In each film in the trilogy, Guzmán turns a famous feature of Chile into a central metaphor. In Nostalgia for the Light, it was the Atacama Desert and the skies above them, and in The Pearl Button it was the Pacific Ocean. Here it is the Andes mountain range (cordillera), which straddles Chile’s border with Argentina and occupies 80% of the country’s geography. What better way to attempt to comprehend and represent a period of political violence with an estimated 40,000 victims than through something of such scale? While the first two films represented the unknown and ambiguous with the seemingly endless nature of space and the ocean, in The Cordillera of Dreams, Guzmán inverts that metaphor. The Andes are a site of time and history that remains present, layered, and visible, if not always legible. “I believe the mountain is a witness,” he says at one point. That act of witnessing serves as a central thread of the film.
That includes Guzmán’s own role as a witness, one both present and absent. Distance is evoked throughout, whether in terms of the time that has elapsed since he first took to the streets to film the violence of the military takeover in his classic The Battle of Chile (La Batalla de Chile, 1973-1975), or in terms of actual geographical space. “Every time I pass over the Cordilleras, I feel I’m arriving at the country of my childhood,” he narrates, negotiating his position as a Chilean who hasn’t lived there for decades.

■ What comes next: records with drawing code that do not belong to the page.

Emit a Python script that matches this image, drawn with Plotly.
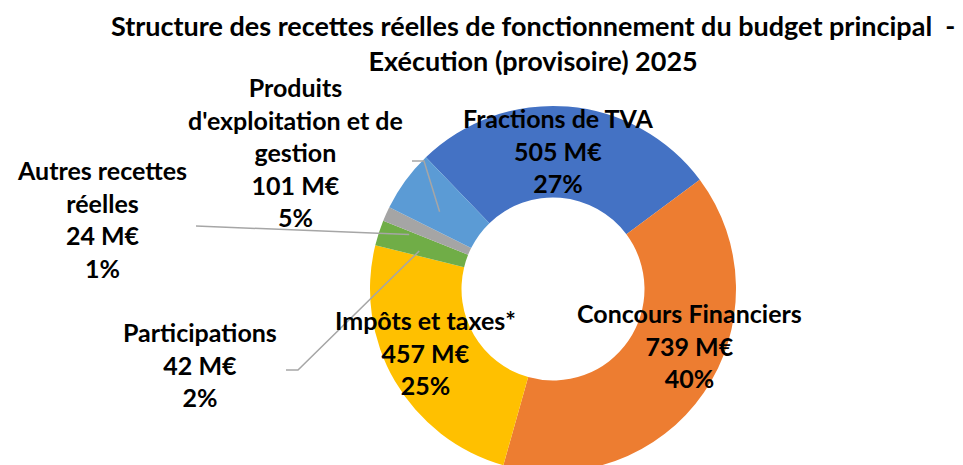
import math
import plotly.graph_objects as go

# ---------------- data ----------------
categories = ["Fractions de TVA", "Concours Financiers", "Impôts et taxes*",
              "Participations", "Autres recettes réelles",
              "Produits d'exploitation et de gestion"]
values = [505, 739, 457, 42, 24, 101]          # M€
percent_labels = ["27%", "40%", "25%", "2%", "1%", "5%"]
name_lines = [["Fractions de TVA"], ["Concours Financiers"], ["Impôts et taxes*"],
              ["Participations"], ["Autres recettes", "réelles"],
              ["Produits", "d'exploitation et de", "gestion"]]
colors = ["#4472C4", "#ED7D31", "#FFC000", "#70AD47", "#A5A5A5", "#5B9BD5"]

title_lines = ["Structure des recettes réelles de fonctionnement du budget principal  -",
               "Exécution (provisoire) 2025"]

# ---------------- layout constants ----------------
W, H = 963, 465
CX, CY, R = 545, 281, 183
ROT = -44
HOLE = 0.5
FONT = "Lato"
TXT = "#000000"
LEADER = "#A6A6A6"
YOFF = -9  # compensate plotly's multi-line text baseline offset

# label centres (pixels) for each category
label_pos = [(550, 151), (681, 346), (417, 353), (192, 365), (94, 220), (287, 153)]
# leader line start (label side) with optional elbow, for outside labels
leader_start = {3: [(278, 362), (290, 362)], 4: [(188, 218)], 5: [(404, 153), (416, 153)]}
leader_radius = {3: 0.76, 4: 0.84, 5: 0.75}
leader_shift = {3: -2.0, 4: -3.5, 5: -2.0}   # degrees

fig = go.Figure()

fig.add_trace(go.Pie(
    labels=categories, values=values, sort=False, direction="clockwise",
    rotation=ROT, hole=HOLE, marker=dict(colors=colors, line=dict(width=0)),
    textinfo="none", hoverinfo="label+value+percent", showlegend=False,
    domain=dict(x=[(CX - R) / W, (CX + R) / W], y=[1 - (CY + R) / H, 1 - (CY - R) / H]),
))

# invisible pixel-space axes for annotations / leader lines
fig.add_trace(go.Scatter(x=[0, W], y=[0, H], mode="markers",
                         marker=dict(opacity=0), hoverinfo="skip", showlegend=False))

annotations = []
annotations.append(dict(x=525, y=44 + YOFF, xref="x", yref="y", text="<br>".join(title_lines),
                        showarrow=False, xanchor="center", yanchor="middle", align="center",
                        font=dict(family=FONT, size=27, color=TXT, weight="bold")))

total = sum(values)
for i, cat in enumerate(categories):
    lines = name_lines[i] + [f"{values[i]} M€", percent_labels[i]]
    x, y = label_pos[i]
    annotations.append(dict(x=x, y=y + YOFF, xref="x", yref="y", text="<br>".join(lines),
                            showarrow=False, xanchor="center", yanchor="middle", align="center",
                            font=dict(family=FONT, size=25, color=TXT, weight="bold")))

# leader lines from labels to the slice (anchor computed from slice angle)
shapes = []
cum = 0
mids = []
for v in values:
    mids.append(ROT + (cum + v / 2) / total * 360)
    cum += v
for i, pts in leader_start.items():
    a = math.radians(mids[i] + leader_shift[i])
    rr = leader_radius[i] * R
    anchor = (CX + rr * math.sin(a), CY - rr * math.cos(a))
    path_pts = pts + [anchor]
    path = "M " + " L ".join(f"{px:.1f},{py:.1f}" for px, py in path_pts)
    shapes.append(dict(type="path", path=path, xref="x", yref="y",
                       line=dict(color=LEADER, width=1.5), layer="above"))

fig.update_layout(
    width=W, height=H, margin=dict(l=0, r=0, t=0, b=0),
    paper_bgcolor="white", plot_bgcolor="rgba(0,0,0,0)",
    xaxis=dict(range=[0, W], visible=False, fixedrange=True, domain=[0, 1]),
    yaxis=dict(range=[H, 0], visible=False, fixedrange=True, domain=[0, 1]),
    annotations=annotations, shapes=shapes, showlegend=False,
)

fig.write_html("out.html")
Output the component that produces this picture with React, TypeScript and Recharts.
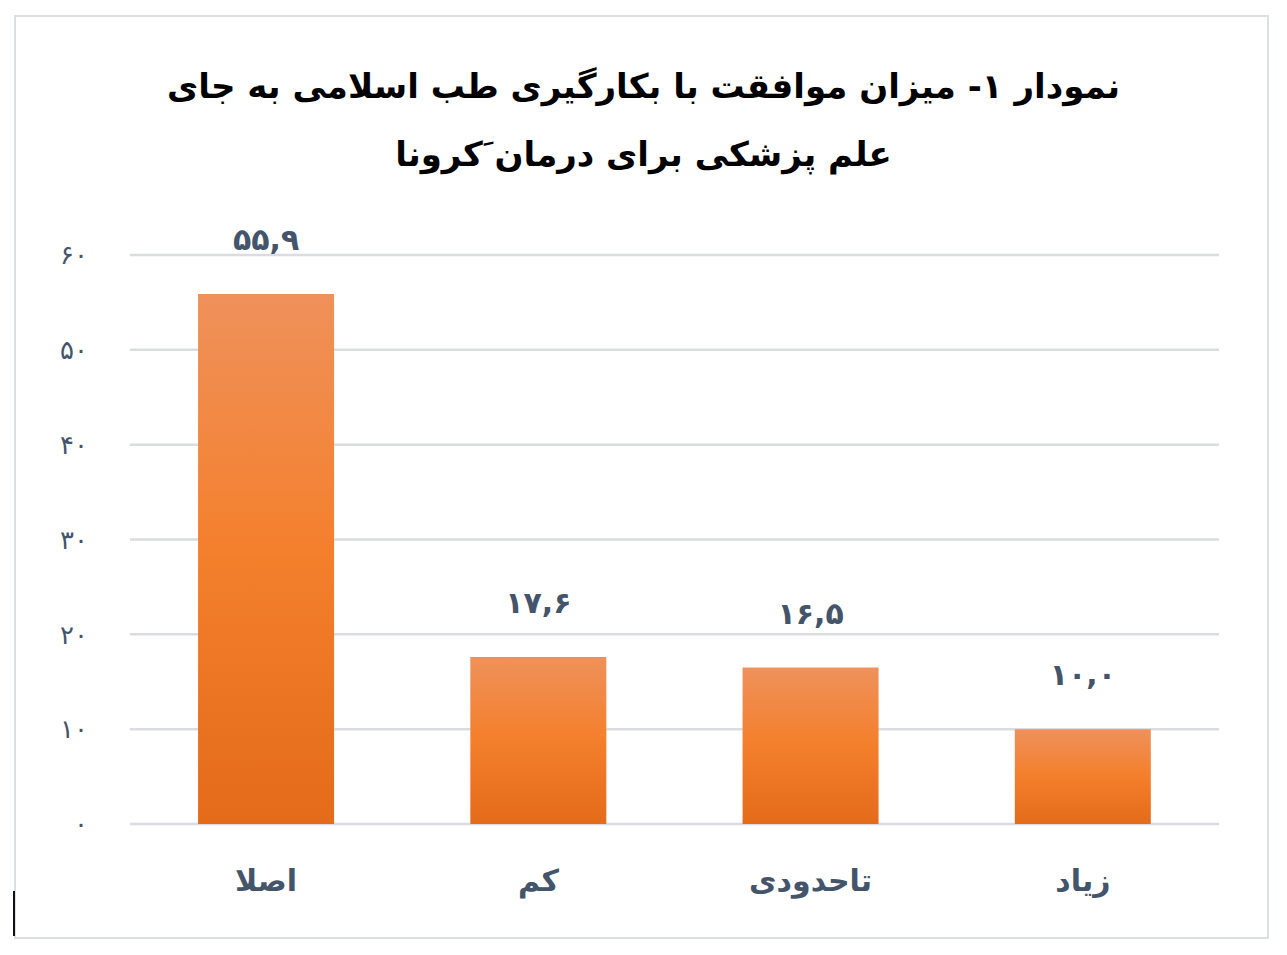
import React from 'react';
import { BarChart, Bar, XAxis, YAxis, CartesianGrid, LabelList } from 'recharts';

const categories = ['اصلا', 'کم', 'تاحدودی', 'زیاد'];
const values = [55.9, 17.6, 16.5, 10.0];
const yTicks = [0, 10, 20, 30, 40, 50, 60];
const titleLines = [
  'نمودار ۱- میزان موافقت با بکارگیری طب اسلامی به جای',
  'علم پزشکی برای درمان َکرونا',
];

const data = categories.map((c, i) => ({ name: c, value: values[i] }));

const faDigits = '۰۱۲۳۴۵۶۷۸۹';
const toFa = (s: string) => s.replace(/[0-9]/g, (d) => faDigits[Number(d)]);

const TEXT = '#44546a';
const FONT = '"DejaVu Sans", sans-serif';

const ValueLabel = (props: any) => {
  const { x, y, width, value } = props;
  return (
    <text
      x={x + width / 2}
      y={y - 44}
      textAnchor="middle"
      fill={TEXT}
      fontSize={30}
      fontWeight="bold"
      fontFamily={FONT}
    >
      {toFa(Number(value).toFixed(1).replace('.', ','))}
    </text>
  );
};

export default function App() {
  return (
    <div style={{ position: 'absolute', left: 0, top: 0, width: 1287, height: 955, background: '#fff' }}>
      {/* chart frame */}
      <div
        style={{
          position: 'absolute',
          left: 14,
          top: 15,
          width: 1251,
          height: 920,
          border: '2px solid #dcdfe3',
        }}
      />
      {/* cursor mark */}
      <div style={{ position: 'absolute', left: 13, top: 891, width: 2, height: 45, background: '#111' }} />

      <div
        style={{
          position: 'absolute',
          left: 0,
          top: 52,
          width: 1287,
          textAlign: 'center',
          direction: 'rtl',
          fontFamily: FONT,
          fontWeight: 'bold',
          fontSize: 34,
          lineHeight: '68px',
          color: '#000',
        }}
      >
        {titleLines.map((t, i) => (
          <div key={i}>{t}</div>
        ))}
      </div>

      <div style={{ position: 'absolute', left: 0, top: 0 }}>
        <BarChart
          width={1287}
          height={955}
          data={data}
          margin={{ top: 255, right: 68, left: 0, bottom: 101 }}
          barCategoryGap="25%"
        >
          <defs>
            <linearGradient id="barFill" x1="0" y1="0" x2="0" y2="1">
              <stop offset="0%" stopColor="#ef915b" />
              <stop offset="50%" stopColor="#f47f2b" />
              <stop offset="100%" stopColor="#e36b1a" />
            </linearGradient>
          </defs>
          <CartesianGrid vertical={false} stroke="#d9dce1" strokeWidth={2.5} />
          <XAxis
            dataKey="name"
            axisLine={false}
            tickLine={false}
            interval={0}
            tickMargin={40}
            tick={{ fill: TEXT, fontSize: 30, fontWeight: 'bold', fontFamily: FONT }}
          />
          <YAxis
            width={130}
            domain={[0, 60]}
            ticks={yTicks}
            axisLine={false}
            tickLine={false}
            tickMargin={36}
            tickFormatter={(v: number) => toFa(String(v))}
            tick={{ fill: TEXT, fontSize: 26, fontFamily: FONT }}
          />
          <Bar dataKey="value" fill="url(#barFill)" isAnimationActive={false}>
            <LabelList dataKey="value" content={<ValueLabel />} />
          </Bar>
        </BarChart>
      </div>
    </div>
  );
}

Elsewhere, he moves beyond metaphor to consider the physicality of the mountains themselves. Reflections on the grass and wind of the vast region are paired with explicit mentions of the extraction of resources by foreign entities. It’s a continuation of 40 years of neoliberalism which was first initiated by Pinochet’s drastic acts of privatization and Chicago-style economics.
In each film in Guzmán’s trilogy, he returns to tools and techniques of visualization as points of inquiry, both scientific and artistic. In Nostalgia for the Light, emphasis is placed on the ability to render the inaccessible legible to the human eye, particularly via the massive telescopes that produce the film’s grand representations of the Solar System. Elsewhere he focuses on an astronomical tool handcrafted by a former prisoner of the Pinochet regime, suggesting that acts of seeing can double as acts of resistance. Throughout both The Pearl Button and The Cordillera of Dreams, Guzmán questions the ways in which documentary material is unstable and holds the potential for political intervention. In the former, this is achieved through archival photographs of Indigenous Chileans, with Guzmán and his interlocutors reading against the ethnographic or exploitative context of their production. This new film interrogates how a camera can capture one version of reality, but its material can be read through divergent viewpoints.
Guzmán incorporates interviews throughout The Cordillera of Dreams, predominantly with artists (and almost exclusively with men, an unfortunate decision also shared by the other works in the trilogy). Their discussions of their work illustrate various types of witness, from abstract painting and sculpture to documentary filmmaking. Chief among them is videographer Pablo Salas, who has filmed protests and other events in Chile from the 1980s through the present. Interviewed in his studio, surrounded by cassette tapes, his archive exists as his own mountain range, a site where history is stored and available, but risks being forgotten.
Excerpts of Salas’s cassettes are shown, and they make for some of the documentary’s most striking moments. Images of protesters blasted by water cannons and other acts of violence hint at the even more severe atrocities that took place out of sight of cameras. It grounds the repeated questioning of history in the violence that remains unatoned for. For Guzmán and Salas, the official history is less an ignorance of the facts than a callous a reinterpretation of them. It’s here, and through sequences of recent protests captured by Salas on the same streets as in the 1980s, that The Cordillera of Dreams moves from ponderous to urgent. If time seems to pass more slowly in Chile, according to Guzmán, it is because vital questions have lost none of their relevance.